The deflection angle in the strong deflection limit is expressed as:
$$\hat{\alpha}(u, E) = -\bar{a} \log \left( \frac{u}{u_c} - 1 \right) + \bar{b}$$
where $u$ is the impact parameter, $u_c$ is the critical impact parameter, and $\bar{a}, \bar{b}$ are coefficients dependent on the metric and the particle's energy.

• Schwarzschild Case:

  • The results perfectly recover the known limits for photons as $E \to \infty$.
  • The critical impact parameter $u_c$ diverges as the particle's energy approaches the rest mass (velocity $\to 0$).
  • Massive particles with lower energies experience stronger deflection than photons with the same impact parameter.

• Reissner-Nordström Case:

  • The presence of charge $q$ modifies the unstable circular orbit radius and the deflection coefficients.
  • As charge $q$ increases, the critical impact parameter $u_c$ decreases (due to the shrinking horizon), while the coefficients $\bar{a}$ and $\bar{b}$ increase.
  • The deviation from the Schwarzschild case is energy-dependent.

• Janis-Newman-Winicour Case:

  • The scalar field parameter $\gamma$ significantly alters the lensing properties.
  • Unlike the RN case where charge affects all energies similarly, the scalar field's effect on the deflection coefficients is much more pronounced at lower particle energies.
  • This suggests that observing massive particle lensing could distinguish between metrics (like RN vs. JNW) that appear degenerate when observed only with massless particles (photons).

• Numerical Validation:

  • The authors compare their analytical SDL formulas with numerical integrations of the exact geodesic equations. The agreement is excellent for $r_0$ close to $r_c$, validating the approximation.

5. Significance and Applications

• Testing General Relativity: The formulas provide a tool to test General Relativity in the strong-field regime using massive particles, complementing photon-based tests.
• Neutrino Lensing: The results are directly applicable to the lensing of high-energy neutrinos (e.g., from supernovae) passing near black holes. Since neutrinos have mass, their deflection differs from photons, potentially offering a new observational signature.
• Extreme Mass Ratio Inspirals (EMRIs): The study is relevant for the LISA mission, where stellar-mass black holes or neutron stars orbit supermassive black holes.

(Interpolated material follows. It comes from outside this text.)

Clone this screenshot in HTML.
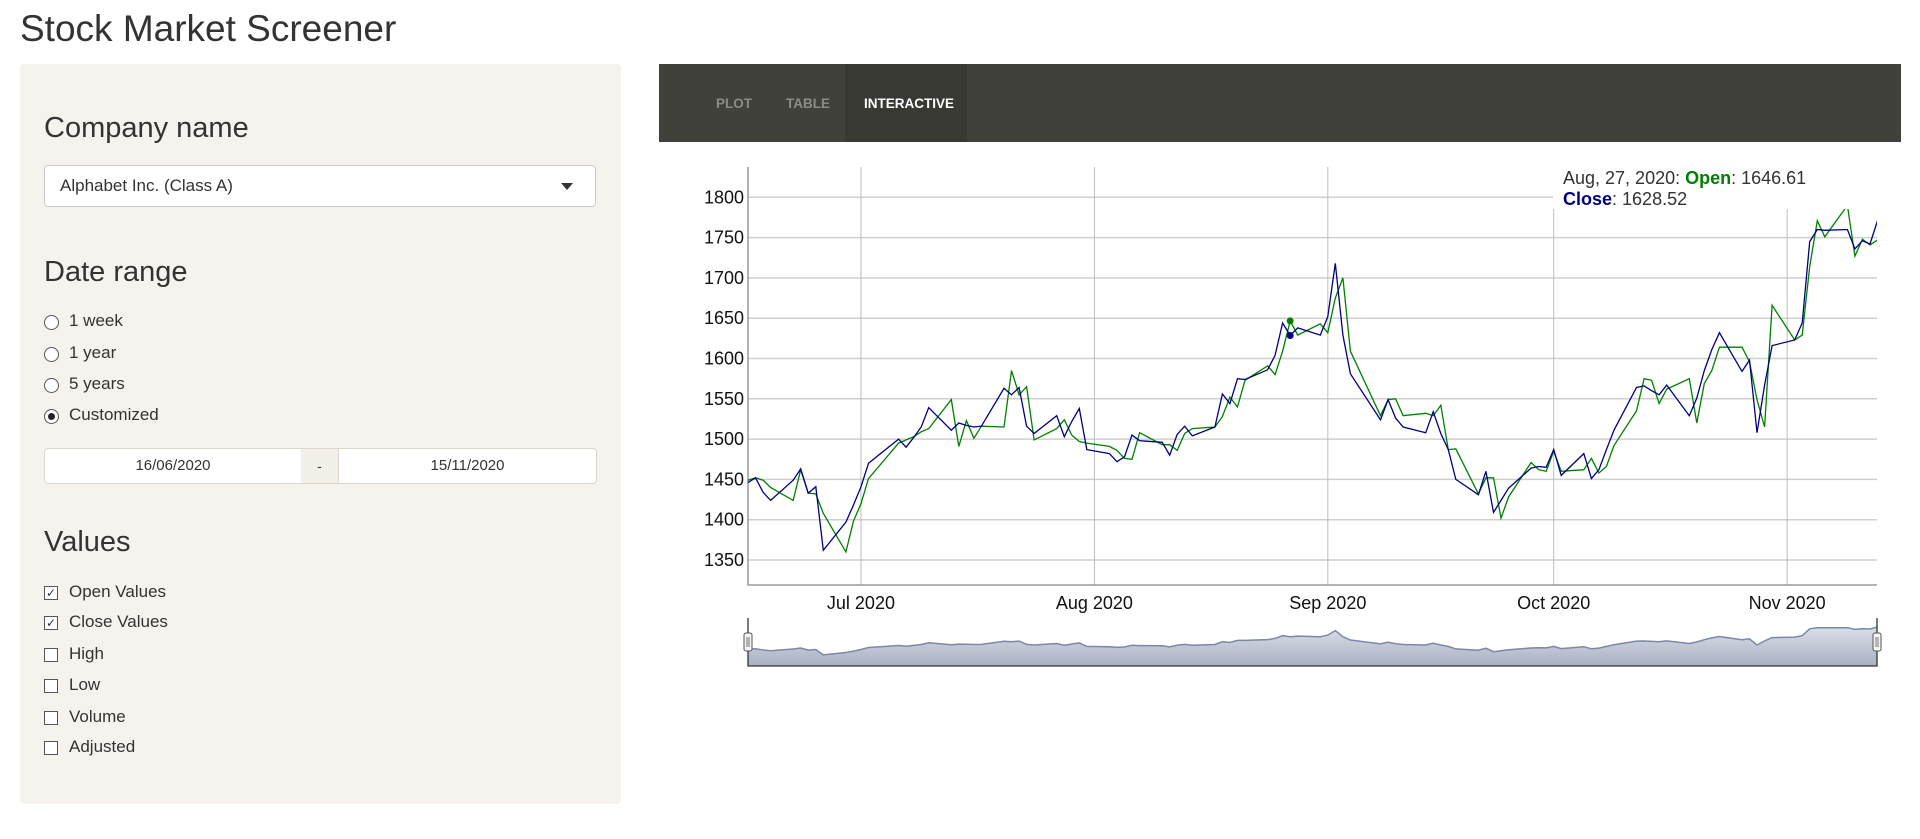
<!DOCTYPE html>
<html><head><meta charset="utf-8"><style>
body{margin:0;width:1920px;height:839px;background:#fff;font-family:"Liberation Sans",sans-serif;color:#333;position:relative;overflow:hidden}
.abs{position:absolute}
.h{font-size:29px;color:#333;position:absolute;left:44px}
.opt{position:absolute;left:51px;font-size:17px;color:#333}
.opt span{position:absolute;left:18px;top:-11px;white-space:nowrap}
.radio{position:absolute;left:-7px;top:-7px;width:13px;height:13px;border:1px solid #555;border-radius:50%;background:#fff}
.cb{position:absolute;left:-7px;top:-7px;width:12px;height:12px;border:1px solid #555;background:#fff;font-size:12px;line-height:12px;text-align:center}
.tab{position:absolute;top:96px;font-size:13.5px;font-weight:bold;color:#8c8c84}
</style></head><body>
<div class="abs" style="left:20px;top:8px;font-size:37px;color:#333">Stock Market Screener</div>
<div class="abs" style="left:20px;top:64px;width:601px;height:740px;background:#f6f3ee;border-radius:4px"></div>
<div class="h" style="top:112px">Company name</div>
<div class="abs" style="left:44px;top:165px;width:550px;height:40px;background:#fff;border:1px solid #ccc;border-radius:4px">
<span style="position:absolute;left:15px;top:10px;font-size:17px;color:#333">Alphabet Inc. (Class A)</span>
<span style="position:absolute;left:516px;top:17px;width:0;height:0;border-left:6px solid transparent;border-right:6px solid transparent;border-top:7px solid #333"></span></div>
<div class="h" style="top:256px">Date range</div>
<div class="opt" style="top:322px"><div class="radio"></div><span>1 week</span></div>
<div class="opt" style="top:354px"><div class="radio"></div><span>1 year</span></div>
<div class="opt" style="top:385px"><div class="radio"></div><span>5 years</span></div>
<div class="opt" style="top:416px"><div class="radio"><div style="position:absolute;left:3px;top:3px;width:7px;height:7px;border-radius:50%;background:#222"></div></div><span>Customized</span></div>
<div class="abs" style="left:44px;top:448px;width:256px;height:34px;background:#fff;border:1px solid #ddd6cc;border-radius:4px 0 0 4px;text-align:center;line-height:34px;font-size:15px">16/06/2020</div>
<div class="abs" style="left:301px;top:448px;width:37px;height:34px;background:#f3efe9;border-top:1px solid #ddd6cc;border-bottom:1px solid #ddd6cc;text-align:center;line-height:34px;font-size:14px">-</div>
<div class="abs" style="left:338px;top:448px;width:257px;height:34px;background:#fff;border:1px solid #ddd6cc;border-radius:0 4px 4px 0;text-align:center;line-height:34px;font-size:15px">15/11/2020</div>
<div class="h" style="top:526px">Values</div>
<div class="opt" style="top:593px"><div class="cb">✓</div><span>Open Values</span></div>
<div class="opt" style="top:623px"><div class="cb">✓</div><span>Close Values</span></div>
<div class="opt" style="top:655px"><div class="cb"></div><span>High</span></div>
<div class="opt" style="top:686px"><div class="cb"></div><span>Low</span></div>
<div class="opt" style="top:718px"><div class="cb"></div><span>Volume</span></div>
<div class="opt" style="top:748px"><div class="cb"></div><span>Adjusted</span></div>

<div class="abs" style="left:659px;top:64px;width:1242px;height:78px;background:#41413b"></div>
<div class="abs" style="left:845px;top:64px;width:122px;height:78px;background:#393934"></div>
<div class="tab" style="left:716px">PLOT</div>
<div class="tab" style="left:786px">TABLE</div>
<div class="tab" style="left:864px;color:#fff">INTERACTIVE</div>

<svg id="chart" class="abs" style="left:0;top:0" width="1920" height="839"></svg>
<script>
const dates=["2020-06-16","2020-06-17","2020-06-18","2020-06-19","2020-06-22","2020-06-23","2020-06-24","2020-06-25","2020-06-26","2020-06-29","2020-06-30","2020-07-01","2020-07-02","2020-07-06","2020-07-07","2020-07-08","2020-07-09","2020-07-10","2020-07-13","2020-07-14","2020-07-15","2020-07-16","2020-07-17","2020-07-20","2020-07-21","2020-07-22","2020-07-23","2020-07-24","2020-07-27","2020-07-28","2020-07-29","2020-07-30","2020-07-31","2020-08-03","2020-08-04","2020-08-05","2020-08-06","2020-08-07","2020-08-10","2020-08-11","2020-08-12","2020-08-13","2020-08-14","2020-08-17","2020-08-18","2020-08-19","2020-08-20","2020-08-21","2020-08-24","2020-08-25","2020-08-26","2020-08-27","2020-08-28","2020-08-31","2020-09-01","2020-09-02","2020-09-03","2020-09-04","2020-09-08","2020-09-09","2020-09-10","2020-09-11","2020-09-14","2020-09-15","2020-09-16","2020-09-17","2020-09-18","2020-09-21","2020-09-22","2020-09-23","2020-09-24","2020-09-25","2020-09-28","2020-09-29","2020-09-30","2020-10-01","2020-10-02","2020-10-05","2020-10-06","2020-10-07","2020-10-08","2020-10-09","2020-10-12","2020-10-13","2020-10-14","2020-10-15","2020-10-16","2020-10-19","2020-10-20","2020-10-21","2020-10-22","2020-10-23","2020-10-26","2020-10-27","2020-10-28","2020-10-29","2020-10-30","2020-11-02","2020-11-03","2020-11-04","2020-11-05","2020-11-06","2020-11-09","2020-11-10","2020-11-11","2020-11-12","2020-11-13"];
const closeVals=[1446,1452,1434,1424,1449,1463,1433,1441,1362,1397,1418,1441,1470,1500,1490,1502,1515,1539,1511,1520,1517,1515,1516,1563,1555,1564,1516,1507,1529,1503,1522,1538,1487,1482,1472,1478,1505,1498,1496,1480,1506,1516,1504,1515,1556,1544,1575,1574,1586,1604,1644,1628.52,1638,1629,1652,1718,1629,1581,1524,1549,1526,1515,1508,1534,1507,1487,1450,1431,1460,1409,1424,1439,1464,1466,1465,1487,1455,1482,1451,1462,1487,1511,1564,1566,1560,1555,1567,1529,1551,1585,1611,1632,1584,1598,1508,1567,1616,1623,1644,1745,1760,1759,1760,1736,1746,1742,1771];
const openVals=[1449,1452,1449,1440,1424,1462,1433,1432,1408,1360,1398,1420,1451,1495,1499,1503,1509,1513,1549,1491,1523,1501,1516,1515,1585,1555,1565,1499,1513,1524,1505,1497,1495,1491,1486,1476,1475,1508,1493,1493,1486,1507,1513,1515,1528,1552,1540,1573,1591,1580,1609,1646.61,1629,1643,1632,1675,1700,1609,1529,1549,1550,1529,1532,1529,1542,1487,1488,1432,1452,1452,1402,1428,1471,1462,1460,1485,1460,1462,1476,1458,1466,1492,1535,1575,1573,1544,1562,1575,1520,1569,1585,1614,1614,1596,1549,1515,1666,1623,1629,1714,1771,1751,1790,1727,1748,1741,1747];
const yTicks=[1350,1400,1450,1500,1550,1600,1650,1700,1750,1800];
const xTickDates=["2020-07-01","2020-08-01","2020-09-01","2020-10-01","2020-11-01"];
const xTickLabels=["Jul 2020","Aug 2020","Sep 2020","Oct 2020","Nov 2020"];
const hoverIndex=51;

const svg=document.getElementById('chart');
const NS='http://www.w3.org/2000/svg';
const L=748,R=1877,T=167,B=585;
const d0=Date.parse("2020-06-16"),pxDay=7.53;
const X=d=>L+(Date.parse(d)-d0)/864e5*pxDay;
const Y=v=>197.3+(1800-v)*0.806;
const NY=v=>666-(v-1200)*(41/600);
function mk(tag,attrs,parent){const e=document.createElementNS(NS,tag);for(const k in attrs)e.setAttribute(k,attrs[k]);(parent||svg).appendChild(e);return e;}
const defs=mk('defs',{});
const cp=mk('clipPath',{id:'pc'},defs);mk('rect',{x:L,y:T,width:R-L,height:B-T},cp);
const gr=mk('linearGradient',{id:'ng',x1:0,y1:0,x2:0,y2:1},defs);
mk('stop',{offset:0,'stop-color':'#dcdfe8'},gr);mk('stop',{offset:1,'stop-color':'#a8b0c3'},gr);
yTicks.forEach(v=>{
 const l=mk('line',{x1:L,x2:R,y1:Y(v),y2:Y(v),stroke:'#cfcfcf','stroke-width':1.5});
 
 
 const t=mk('text',{x:744,y:Y(v)+6,'text-anchor':'end','font-size':18,fill:'#111'});
 t.textContent=v;
 
 
});
xTickDates.forEach((d,i)=>{
 const l=mk('line',{x1:X(d),x2:X(d),y1:T,y2:B,stroke:'#bdbdbd','stroke-width':1});
 
 
 const t=mk('text',{x:X(d),y:609,'text-anchor':'middle','font-size':18,fill:'#111'});
 t.textContent=xTickLabels[i];
 
 
});
const ax=mk('path',{d:`M${L} ${T}V${B}H${R}`,fill:'none',stroke:'#888','stroke-width':1.3});


function series(vals,color,name){
 const p=mk('polyline',{points:vals.map((v,i)=>X(dates[i]).toFixed(1)+','+Y(v).toFixed(1)).join(' '),fill:'none',stroke:color,'stroke-width':1.3,'clip-path':'url(#pc)'});
 
 
}
series(openVals,'#008000','open-series');
series(closeVals,'#000080','close-series');
const tb=mk('rect',{x:1553,y:T-2,width:R-1553+1,height:44,fill:'#fff'});


const hx=X(dates[hoverIndex]);
const d1=mk('circle',{cx:hx,cy:Y(openVals[hoverIndex]),r:3.5,fill:'#008000'});


const d2=mk('circle',{cx:hx,cy:Y(closeVals[hoverIndex]),r:3.5,fill:'#000080'});


const t1=mk('text',{x:1563,y:184,'font-size':18,fill:'#333'});
t1.innerHTML='Aug, 27, 2020: <tspan fill="#008000" font-weight="bold">Open</tspan>: '+openVals[hoverIndex];


const t2=mk('text',{x:1563,y:205,'font-size':18,fill:'#333'});
t2.innerHTML='<tspan fill="#000080" font-weight="bold">Close</tspan>: '+closeVals[hoverIndex];


const np=closeVals.map((v,i)=>X(dates[i]).toFixed(1)+','+NY(v).toFixed(1));
const na=mk('path',{d:'M'+L+' 666L'+np.join('L')+'L'+R+' 666Z',fill:'url(#ng)'});


const nl=mk('polyline',{points:np.join(' '),fill:'none',stroke:'#7b88a6','stroke-width':1.5});


const nb=mk('path',{d:`M${L} 618V666H${R}V618`,fill:'none',stroke:'#333','stroke-width':1.3});


[L,R].forEach((hx2,i)=>{
 const h=mk('rect',{x:hx2-4,y:633,width:8,height:18,rx:2,fill:'#f4f4f4',stroke:'#555','stroke-width':1});
 
 
 mk('path',{d:`M${hx2-1} 637V647M${hx2+1} 637V647`,stroke:'#555','stroke-width':0.8});
});
</script>
</body></html>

Understanding the strong deflection of these massive bodies is essential for modeling their orbital dynamics and gravitational wave emission.
• Distinguishing Spacetime Metrics: The paper demonstrates that the energy dependence of the deflection angle for massive particles can break degeneracies between different spacetime metrics (e.g., distinguishing a charged black hole from a scalar-field naked singularity) that might look identical when studied via light alone.

In conclusion, this work fills a critical gap in gravitational lensing theory by providing a robust, general analytical framework for the strong deflection of massive particles, opening new avenues for astrophysical observations and tests of gravity.